He was the inventor of the phonoscope, a device similar to the stroboscope, which used a gas flame and rotating drum. His device was created in 1885, and was used to demonstrate to deaf students whether the vowel they were making was correct, or whether the pitch they were singing was in tune. Around the edge of the drum were printed 21 "scales" or rows of black squares – the squares were spaced equidistantly around the drum, with the number of squares per line increasing up the drum. As a pupil sang into the device, a flickering gas flame inside would be affected by the vibrations, increasing or decreasing in size. This created a stroboscopic effect, and the rows of squares would appear to slow or change direction: using this, a student could tell whether the pitch they were producing was in tune.
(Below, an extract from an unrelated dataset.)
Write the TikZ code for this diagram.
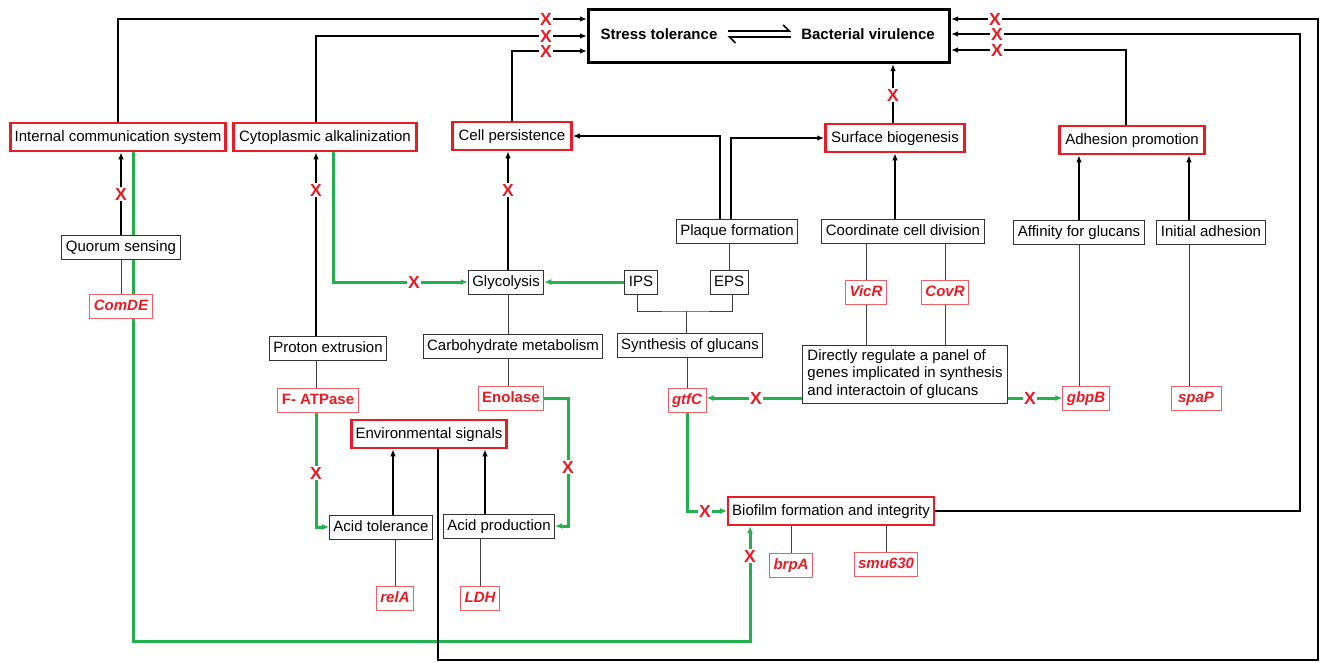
\documentclass[tikz,border=0pt]{standalone}
\usepackage{fontspec}
\setmainfont{Liberation Sans}
\usetikzlibrary{arrows.meta,backgrounds}
\definecolor{bred}{RGB}{232,28,36}
\definecolor{bgreen}{RGB}{34,177,76}

\tikzset{
  hubbox/.style={draw, line width=3pt, minimum width=361pt, minimum height=53pt},
  oneline/.style={text height=11pt, text depth=2pt},
  redbox/.style={oneline, draw=bred, line width=2.5pt, fill=white, inner xsep=4pt, inner ysep=0pt, minimum height=28pt},
  plainbox/.style={oneline, draw=black!80, line width=1pt, fill=white, inner xsep=4pt, inner ysep=0pt, minimum height=24pt},
  notebox/.style={draw=black!80, line width=1pt, fill=white, align=left, inner xsep=5pt, minimum height=58pt},
  genebox/.style={oneline, draw=bred!70, line width=1pt, fill=white, text=bred, inner xsep=4pt, inner ysep=0pt, minimum height=24pt, font=\fontsize{15}{17}\selectfont\bfseries\itshape},
  generom/.style={genebox, font=\fontsize{15}{17}\selectfont\bfseries},
  xmark/.style={text=bred, inner sep=0.5pt, font=\fontsize{17.5}{17.5}\selectfont\bfseries},
  link/.style={line width=1.6pt},
  linkto/.style={link, -{Latex[length=7pt,width=5.5pt]}},
  plainline/.style={line width=1pt, black!75},
  gline/.style={draw=bgreen, line width=3pt},
  gto/.style={gline, -{Latex[length=7pt,width=6pt]}},
}

\begin{document}
\begin{tikzpicture}[x=1pt, y=-1pt, every node/.style={font=\fontsize{15}{17.5}\selectfont}]
  \useasboundingbox (0,0) rectangle (1320,662);

  % Stress tolerance <-> virulence box
  \node[hubbox] (hub) at (769,36) {};
  \node[font=\fontsize{15}{17}\selectfont\bfseries, inner sep=2pt] (stress) at (659,34) {Stress tolerance};
  \node[font=\fontsize{15}{17}\selectfont\bfseries, inner sep=2pt] (virul) at (868,34) {Bacterial virulence};
  \draw[line width=1.6pt, -{Straight Barb[left,length=6pt]}] ([xshift=8pt,yshift=3pt]stress.east) -- ([xshift=-8pt,yshift=3pt]virul.west);
  \draw[line width=1.6pt, -{Straight Barb[left,length=6pt]}] ([xshift=-8pt,yshift=-3pt]virul.west) -- ([xshift=8pt,yshift=-3pt]stress.east);

  % Phenotypes
  \node[redbox] (comm) at (118,137) {Internal communication system};
  \node[redbox, minimum width=183pt] (alkal) at (325,137) {Cytoplasmic alkalinization};
  \node[redbox, minimum width=119pt] (persist) at (512,136) {Cell persistence};
  \node[redbox, minimum width=139pt] (surface) at (895,138) {Surface biogenesis};
  \node[redbox, minimum width=145pt] (adhes) at (1132,140) {Adhesion promotion};
  \node[redbox] (envsig) at (429,434) {Environmental signals};
  \node[redbox] (biofilm) at (831,511) {Biofilm formation and integrity};

  % Processes
  \node[plainbox] (quorum) at (121,247) {Quorum sensing};
  \node[plainbox] (proton) at (328,348) {Proton extrusion};
  \node[plainbox] (glyco) at (506,282) {Glycolysis};
  \node[plainbox] (carbo) at (513,346) {Carbohydrate metabolism};
  \node[plainbox] (plaque) at (737,231) {Plaque formation};
  \node[plainbox] (ips) at (641,282) {IPS};
  \node[plainbox] (eps) at (729,282) {EPS};
  \node[plainbox] (synth) at (690,345) {Synthesis of glucans};
  \node[plainbox] (coord) at (903,231) {Coordinate cell division};
  \node[plainbox] (affin) at (1079,232) {Affinity for glucans};
  \node[plainbox] (initad) at (1211,232) {Initial adhesion};
  \node[notebox] (direct) at (905,374)
    {Directly regulate a panel of\\genes implicated in synthesis\\and interactoin of glucans};
  \node[plainbox] (acidtol) at (381,527) {Acid tolerance};
  \node[plainbox] (acidprod) at (499,526) {Acid production};

  % Genes
  \node[genebox] (comde) at (121,306) {ComDE};
  \node[generom] (fatpase) at (318,400) {F- ATPase};
  \node[generom] (enolase) at (511,398) {Enolase};
  \node[genebox] (gtfc) at (687,400) {gtfC};
  \node[genebox] (vicr) at (866,292) {VicR};
  \node[genebox] (covr) at (945,292) {CovR};
  \node[genebox] (gbpb) at (1086,398) {gbpB};
  \node[genebox, minimum width=50pt] (spap) at (1196,398) {spaP};
  \node[genebox] (rela) at (395,598) {relA};
  \node[genebox] (ldh) at (480,598) {LDH};
  \node[genebox] (brpa) at (791,565) {brpA};
  \node[genebox] (smu) at (886,564) {smu630};

  % Blocked steps
  \node[xmark] (xcomm) at (546,19) {X};
  \node[xmark] (xalkal) at (546,36) {X};
  \node[xmark] (xpersist) at (546,51) {X};
  \node[xmark] (xenv) at (995,19) {X};
  \node[xmark] (xbiofilm) at (997,34) {X};
  \node[xmark] (xadhes) at (997,50) {X};
  \node[xmark] (xsurface) at (893,95) {X};
  \node[xmark] (xquorum) at (121,194) {X};
  \node[xmark] (xproton) at (316,190) {X};
  \node[xmark] (xglyco) at (508,190) {X};
  \node[xmark] (xalkgly) at (414,282) {X};
  \node[xmark] (xfatp) at (316,473) {X};
  \node[xmark] (xenol) at (568,467) {X};
  \node[xmark] (xgtfc) at (756,398) {X};
  \node[xmark] (xgbpb) at (1030,398) {X};
  \node[xmark] (xgtfbio) at (705,511) {X};
  \node[xmark] (xcombio) at (750,556) {X};

  \coordinate (rimlow) at (1318,660);
  \coordinate (rimmid) at (1300,511);
  \coordinate (gjoin) at (686,311);
  \coordinate (glow) at (750,641);

  \begin{scope}[on background layer]
    % Green links
    \draw[gline] ([xshift=15pt]comm.south) |- (glow) -- (xcombio);
    \draw[gto] (xcombio) -- (xcombio |- biofilm.south);
    \draw[gline] ([xshift=8pt]alkal.south) |- (xalkgly);
    \draw[gto] (xalkgly) -- (glyco.west);
    \draw[gto] (ips.west) -- (glyco.east);
    \draw[gline] (xfatp |- fatpase.south) -- (xfatp);
    \draw[gto] (xfatp) |- (acidtol.west);
    \draw[gline] (enolase.east) -| (xenol);
    \draw[gto] (xenol) |- (acidprod.east);
    \draw[gline] (direct.west |- xgtfc) -- (xgtfc);
    \draw[gto] (xgtfc) -- (xgtfc -| gtfc.east);
    \draw[gline] (direct.east |- xgbpb) -- (xgbpb);
    \draw[gto] (xgbpb) -- (xgbpb -| gbpb.west);
    \draw[gline] (gtfc.south) |- (xgtfbio);
    \draw[gto] (xgtfbio) -- (biofilm.west);

    % Into the hub
    \draw[link] (comm.north) |- (xcomm);
    \draw[linkto] (xcomm) -- (xcomm -| hub.west);
    \draw[link] ([xshift=-9pt]alkal.north) |- (xalkal);
    \draw[linkto] (xalkal) -- (xalkal -| hub.west);
    \draw[link] (persist.north) |- (xpersist);
    \draw[linkto] (xpersist) -- (xpersist -| hub.west);
    \draw[link] ([xshift=9pt]envsig.south) |- (rimlow) |- (xenv);
    \draw[linkto] (xenv) -- (xenv -| hub.east);
    \draw[link] (biofilm.east) -- (rimmid) |- (xbiofilm);
    \draw[linkto] (xbiofilm) -- (xbiofilm -| hub.east);
    \draw[link] ([xshift=-6pt]adhes.north) |- (xadhes);
    \draw[linkto] (xadhes) -- (xadhes -| hub.east);
    \draw[link] (surface.north -| xsurface) -- (xsurface);
    \draw[linkto] (xsurface) -- (xsurface |- hub.south);

    % Into the phenotypes
    \draw[link] (quorum) -- (xquorum);
    \draw[linkto] (xquorum) -- (xquorum |- comm.south);
    \draw[link] (xproton |- proton.north) -- (xproton);
    \draw[linkto] (xproton) -- (xproton |- alkal.south);
    \draw[link] (xglyco |- glyco.north) -- (xglyco);
    \draw[linkto] (xglyco) -- (xglyco |- persist.south);
    \draw[linkto] ([xshift=-17pt]plaque.north) |- (persist.east);
    \draw[linkto] ([xshift=-6pt]plaque.north) |- (surface.west);
    \draw[linkto] (coord.north -| surface) -- (surface.south);
    \draw[linkto] (affin.north) -- (affin.north |- adhes.south);
    \draw[linkto] ([xshift=-22pt]initad.north) -- ([xshift=-22pt]initad.north |- adhes.south);
    \draw[linkto] ([xshift=12pt]acidtol.north) -- ([xshift=12pt]acidtol.north |- envsig.south);
    \draw[linkto] ([xshift=-14pt]acidprod.north) -- ([xshift=-14pt]acidprod.north |- envsig.south);

    % Plain links
    \draw[plainline] (quorum) -- (comde);
    \draw[plainline] (xproton |- proton.south) -- (xproton |- fatpase.north);
    \draw[plainline] (xglyco |- glyco.south) -- (xglyco |- carbo.north);
    \draw[plainline] (xglyco |- carbo.south) -- (xglyco |- enolase.north);
    \draw[plainline] (eps.north) -- (eps.north |- plaque.south);
    \draw[plainline] ([xshift=-4pt]ips.south) |- (gjoin) -| ([xshift=3pt]eps.south);
    \draw[plainline] (gjoin) -- (gjoin |- synth.north);
    \draw[plainline] (gtfc.north) -- (gtfc.north |- synth.south);
    \draw[plainline] (vicr.north) -- (vicr.north |- coord.south);
    \draw[plainline] (vicr.south) -- (vicr.south |- direct.north);
    \draw[plainline] (covr.north) -- (covr.north |- coord.south);
    \draw[plainline] (covr.south) -- (covr.south |- direct.north);
    \draw[plainline] (affin.south) -- (affin.south |- gbpb.north);
    \draw[plainline] ([xshift=-22pt]initad.south) -- ([xshift=-22pt]initad.south |- spap.north);
    \draw[plainline] (rela.north) -- (rela.north |- acidtol.south);
    \draw[plainline] (ldh.north) -- (ldh.north |- acidprod.south);
    \draw[plainline] (brpa.north) -- (brpa.north |- biofilm.south);
    \draw[plainline] (smu.north) -- (smu.north |- biofilm.south);
  \end{scope}

\end{tikzpicture}
\end{document}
Forchhammer was a supporter of the abstinence movement, as well as international auxiliary languages; he supported several of these languages, including Esperanto, Ido, Novial (by Jespersen), and Occidental (by Edgar de Wahl). In a 1935 report from the Occidental-language magazine Cosmoglotta by Ilmari Federn, Forchhammer stated that he considered Occidental and Novial to be different dialects of the same language, "Jewahli", and considered himself a "Jewahlist": He found Novial grammar to be more regular and easy to memorise, but preferred de Wahl's handling of the genitive case. In 1910, he was president of the Internaciona Linguo Klubo, an Ido-language association based in Copenhagen. Forchhammer's sister Henni was also a supporter of international languages - being a Danish delegate to the League of Nations, she was present in debates concerning such languages, and was the only person in these forums to argue for a constructed language other than Esperanto.

== Personal life ==
Forchhammer was married to Karen Marie Groth, the daughter of captain lieutenant Eiler Peter Christopher Munthe Groth, on 15 May 1888; their son, Eiler, was born in 1890. Like his father, Eiler was educated at Herlufsholm and became an educator of the deaf, later teaching at the deaf schools in Nyborg and Fredericia. Karen Groth died in 1920, with Forchhammer dying on 23 July 1938 in Ordrup.